**Goal of the exercise**
Answer with one number only: the number of lines that include the word "draw".

**Records shown**
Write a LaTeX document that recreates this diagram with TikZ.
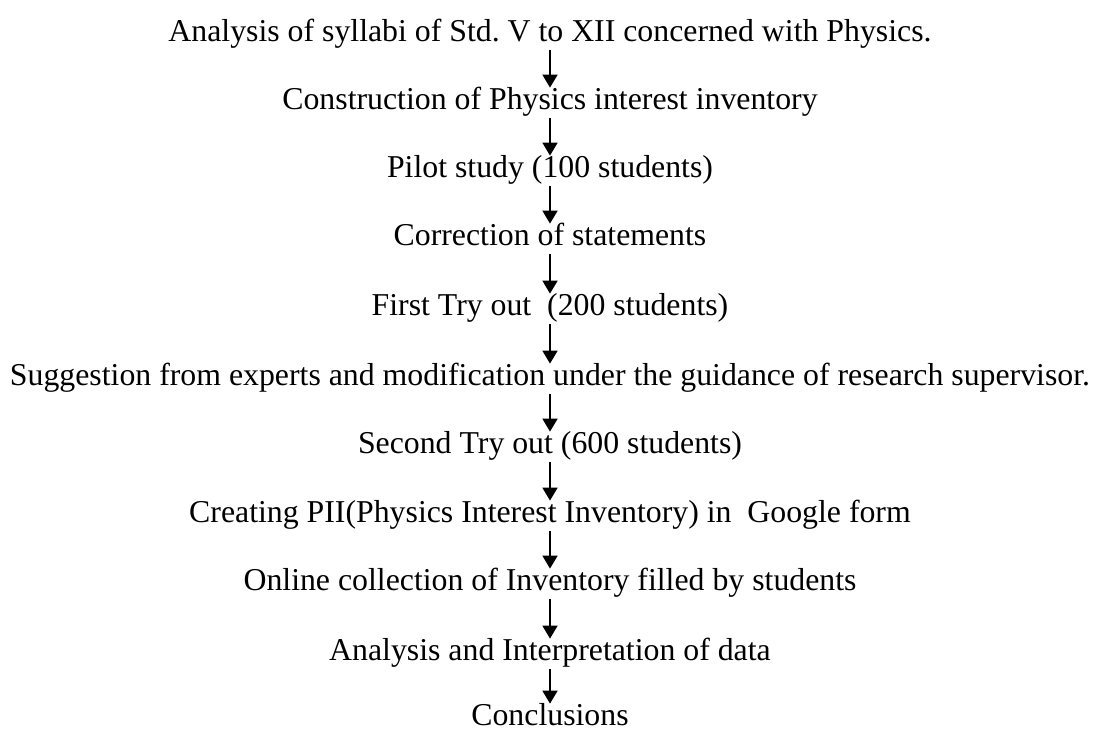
\documentclass[tikz,border=0pt]{standalone}
\usepackage{fontspec}
\setmainfont{Liberation Serif}
\usetikzlibrary{arrows.meta,positioning}

\begin{document}
\begin{tikzpicture}[
  x=0.5pt,y=-0.5pt,
  stepbox/.style={anchor=base,inner sep=0pt,text height=10.5pt,text depth=4.5pt,
                  font=\fontsize{15.9}{18}\selectfont},
  arr/.style={-{Triangle[length=6.5pt,width=7.5pt]},line width=0.9pt}
]
  \useasboundingbox (0,0) rectangle (1101,729);
  % Steps
  \node[stepbox] (syll) at (550,41) {Analysis of syllabi of Std.\ V to XII concerned with Physics.};
  \node[stepbox] (cons) at (550,109) {Construction of Physics interest inventory};
  \node[stepbox] (pilot) at (550,177) {Pilot study (100 students)};
  \node[stepbox] (corr) at (550,245) {Correction of statements};
  \node[stepbox] (try1) at (550,315) {First Try out\ \ (200 students)};
  \node[stepbox] (sugg) at (550,385) {Suggestion from experts and modification under the guidance of research supervisor.};
  \node[stepbox] (try2) at (550,453) {Second Try out (600 students)};
  \node[stepbox] (gform) at (550,522) {Creating PII(Physics Interest Inventory) in\ \ Google form};
  \node[stepbox] (online) at (550,590) {Online collection of Inventory filled by students};
  \node[stepbox] (interp) at (550,660) {Analysis and Interpretation of data};
  \node[stepbox,text depth=0pt] (concl) at (550,725) {Conclusions};
  % Arrows
  \draw[arr] (syll) -- (cons);
  \draw[arr] (cons) -- (pilot);
  \draw[arr] (pilot) -- (corr);
  \draw[arr] (corr) -- (try1);
  \draw[arr] (try1) -- (sugg);
  \draw[arr] (sugg) -- (try2);
  \draw[arr] (try2) -- (gform);
  \draw[arr] (gform) -- (online);
  \draw[arr] (online) -- (interp);
  \draw[arr] (interp) -- (concl);
\end{tikzpicture}
\end{document}
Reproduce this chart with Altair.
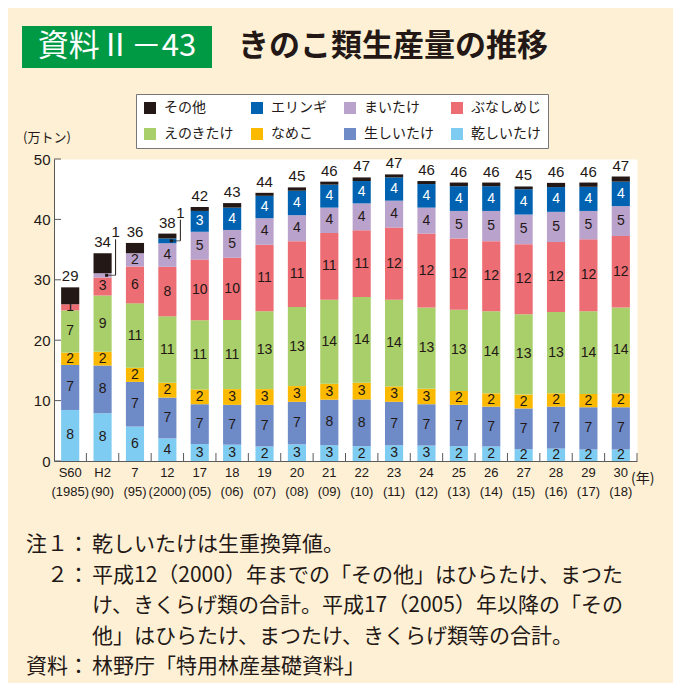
import altair as alt
import pandas as pd

# ---------------- data ----------------
years = ["S60|(1985)", "H2|(90)", "7|(95)", "12|(2000)", "17|(05)", "18|(06)",
         "19|(07)", "20|(08)", "21|(09)", "22|(10)", "23|(11)", "24|(12)",
         "25|(13)", "26|(14)", "27|(15)", "28|(16)", "29|(17)", "30|(18)"]

# legend order (top of stack first)
series = ["その他", "エリンギ", "まいたけ", "ぶなしめじ", "えのきたけ", "なめこ", "生しいたけ", "乾しいたけ"]
colors = ["#231815", "#0062B1", "#B9A2CC", "#ED6D74", "#A9CF6A", "#FBBA00", "#6E8BC8", "#7FCCF2"]

# production, 10,000 t
hoshi   = [8.45, 7.9, 5.7, 3.75, 2.8, 2.7, 2.4, 2.75, 2.6, 2.45, 2.6, 2.55, 2.45, 2.4, 1.95, 2.05, 1.9, 1.9]
nama    = [7.45, 7.9, 7.4, 6.75, 6.6, 6.6, 6.9, 7.05, 7.55, 7.75, 7.2, 6.85, 6.85, 6.6, 6.75, 6.95, 7.0, 7.0]
nameko  = [2.05, 2.3, 2.35, 2.45, 2.45, 2.6, 2.6, 2.6, 2.65, 2.75, 2.55, 2.55, 2.3, 2.2, 2.3, 2.2, 2.2, 2.3]
enoki   = [7.0, 9.3, 10.65, 11.0, 11.45, 11.45, 12.9, 13.1, 13.9, 14.2, 14.35, 13.45, 13.45, 13.6, 13.3, 13.45, 13.7, 14.2]
buna    = [1.0, 3.0, 6.1, 8.2, 10.05, 10.3, 11.0, 10.9, 11.05, 11.05, 11.95, 12.25, 11.8, 11.6, 11.6, 11.6, 11.9, 11.85]
maitake = [0, 0.7, 2.2, 3.9, 4.6, 4.6, 4.4, 4.3, 4.2, 4.45, 4.45, 4.3, 4.55, 5.0, 4.9, 5.0, 4.7, 4.95]
eringi  = [0, 0, 0, 0.8, 3.45, 3.7, 3.7, 4.05, 3.8, 3.7, 3.85, 3.9, 4.1, 4.1, 4.2, 4.1, 4.0, 4.05]
sonota  = [2.8, 3.3, 1.7, 0.8, 0.65, 0.75, 0.5, 0.55, 0.5, 0.6, 0.5, 0.5, 0.6, 0.6, 0.45, 0.7, 0.7, 0.85]

yticks = [0, 10, 20, 30, 40, 50]

note_lines = ["乾しいたけは生重換算値。",
              "平成12（2000）年までの「その他」はひらたけ、まつた",
              "け、きくらげ類の合計。平成17（2005）年以降の「その",
              "他」はひらたけ、まつたけ、きくらげ類等の合計。",
              "林野庁「特用林産基礎資料」"]

values = {"その他": sonota, "エリンギ": eringi, "まいたけ": maitake, "ぶなしめじ": buna,
          "えのきたけ": enoki, "なめこ": nameko, "生しいたけ": nama, "乾しいたけ": hoshi}

def rnd(v):
    return int(round(v, 2) + 0.5)

rows, totals, callouts = [], [], []
for i, yr in enumerate(years):
    lo = 0.0
    small = []
    for k, s in enumerate(reversed(series)):
        v = values[s][i]
        rows.append(dict(year=yr, series=s, lo=lo, hi=lo + v, mid=lo + v / 2, value=v,
                         order=k, label=str(rnd(v))))
        if 0 < v < 0.95 and s != "その他":
            small.append(dict(year=yr, mid=lo + v / 2, label=str(rnd(v))))
        lo += v
    totals.append(dict(year=yr, total=lo, label=str(rnd(lo))))
    for c in small:
        c["top"] = lo + 2.3
        callouts.append(c)

df = pd.DataFrame(rows)
df_bars = df[df.value > 0]
df_lab = df[(df.value >= 0.95) & (df.series != "その他")]
df_tot = pd.DataFrame(totals)
df_call = pd.DataFrame(callouts)
df_years = pd.DataFrame({"year": years})
df_yt = pd.DataFrame({"t": yticks})

INK = "#231815"
AX = "#5a5a5a"
JP = "Noto Sans CJK JP"
NUM = "Liberation Sans"
W, H = 583, 302

xs = alt.Scale(paddingInner=0.44, paddingOuter=0.22)
ys = alt.Scale(domain=[0, 50])

AXX = alt.Axis(labelExpr="split(datum.value, '|')", labelAngle=0, ticks=False,
               domainColor=AX, labelFont=NUM, labelFontSize=13, labelLineHeight=19,
               labelPadding=5, labelColor=INK, title=None)
AXY = alt.Axis(values=yticks, ticks=False, grid=False, labelPadding=4, labelFontSize=15,
               labelFont=NUM, labelColor=INK, domainColor=AX, title=None)

def X():
    return alt.X("year:N", sort=years, scale=xs, axis=AXX)

def Y(f):
    return alt.Y(f, scale=ys, axis=AXY)

bars = alt.Chart(df_bars).mark_bar().encode(
    x=X(),
    y=Y("lo:Q"),
    y2="hi:Q",
    color=alt.Color("series:N", scale=alt.Scale(domain=series, range=colors),
                    legend=alt.Legend(orient="none", legendX=82, legendY=-65, direction="horizontal",
                                      columns=4, title=None, symbolType="square", symbolSize=144,
                                      symbolStrokeWidth=0, labelFont=JP, labelFontSize=14,
                                      labelColor=INK, labelOffset=7, columnPadding=16, rowPadding=12,
                                      padding=7, strokeColor="#777777", fillColor="white")),
    order=alt.Order("order:Q"),
)

seg_labels = alt.Chart(df_lab).mark_text(font=NUM, fontSize=14).encode(
    x=X(), y=Y("mid:Q"), text="label:N",
    color=alt.condition(alt.datum.series == "エリンギ", alt.value("white"), alt.value(INK)),
)

tot_labels = alt.Chart(df_tot).mark_text(font=NUM, fontSize=15, baseline="bottom", dy=-3, color=INK).encode(
    x=X(), y=Y("total:Q"), text="label:N",
)

c_h = alt.Chart(df_call).mark_tick(orient="horizontal", size=9, thickness=1, xOffset=8.5, color=INK).encode(
    x=X(), y=Y("mid:Q"))
c_v = alt.Chart(df_call).mark_rule(xOffset=13, color=INK, strokeWidth=1).encode(
    x=X(), y=Y("mid:Q"), y2="top:Q")
c_dot = alt.Chart(df_call).mark_point(shape="square", filled=True, size=9, xOffset=4, color=INK, opacity=1).encode(
    x=X(), y=Y("mid:Q"))
c_txt = alt.Chart(df_call).mark_text(font=NUM, fontSize=15, baseline="bottom", dy=1, xOffset=13, color=INK).encode(
    x=X(), y=Y("top:Q"), text="label:N")

ytick_marks = alt.Chart(df_yt).mark_rule(color=AX).encode(
    y=Y("t:Q"), x=alt.value(0), x2=alt.value(7))
xtick_marks = alt.Chart(df_years).mark_rule(color=AX, xOffset=W / 36).encode(
    x=X(), y=alt.value(H), y2=alt.value(H - 8))

def txt(s, x, y, size, color=INK, align="left", weight="normal", font=JP, lh=None):
    kw = dict(font=font, fontSize=size, color=color, align=align, baseline="middle", fontWeight=weight)
    if lh:
        kw["lineHeight"] = lh
    return alt.Chart(pd.DataFrame({"t": [s]})).mark_text(**kw).encode(
        text="t", x=alt.value(x), y=alt.value(y))

title_box = alt.Chart(pd.DataFrame({"t": [1]})).mark_rect(color="#009944").encode(
    x=alt.value(-32), x2=alt.value(158), y=alt.value(-133), y2=alt.value(-91))

NOTE_FS = 21
NOTE_LH = 30.5
annots = [
    title_box,
    txt("資料Ⅱ－43", 63, -112, 31, color="white", align="center"),
    txt("きのこ類生産量の推移", 184, -112, 31, weight="bold"),
    txt("(万トン)", -31, -21, 13),
    txt("(年)", 577, 320, 14),
    txt("注１：", 35, 386, NOTE_FS, align="right"),
    txt("２：", 35, 386 + NOTE_LH, NOTE_FS, align="right"),
    txt("資料：", 35, 386 + 4 * NOTE_LH, NOTE_FS, align="right"),
    txt(note_lines, 38, 386, NOTE_FS, lh=NOTE_LH),
]

chart = alt.layer(
    bars, seg_labels, tot_labels, c_h, c_v, c_dot, c_txt, ytick_marks, xtick_marks, *annots
).properties(
    width=W, height=H,
    padding={"left": 46, "top": 151, "right": 36, "bottom": 222},
    autosize=alt.AutoSizeParams(type="none"),
    background="#FDF0D5",
).configure_view(fill="white", stroke="transparent")

chart.save("out.html", embed_options={"renderer": "svg", "actions": False})
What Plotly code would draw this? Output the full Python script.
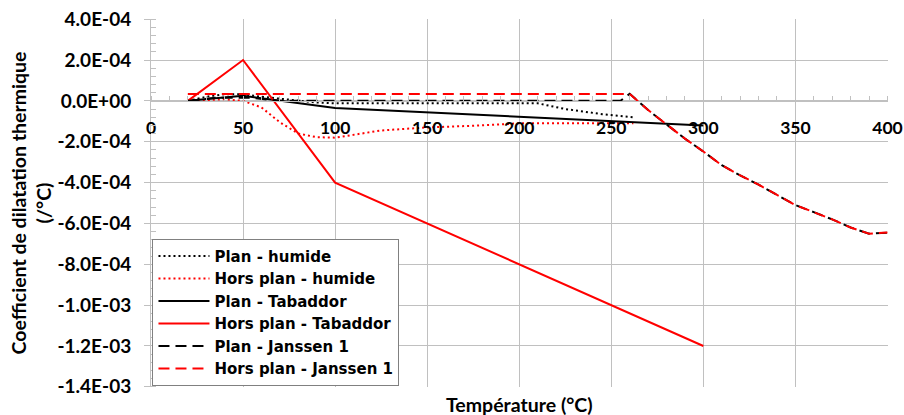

**Written solution**
11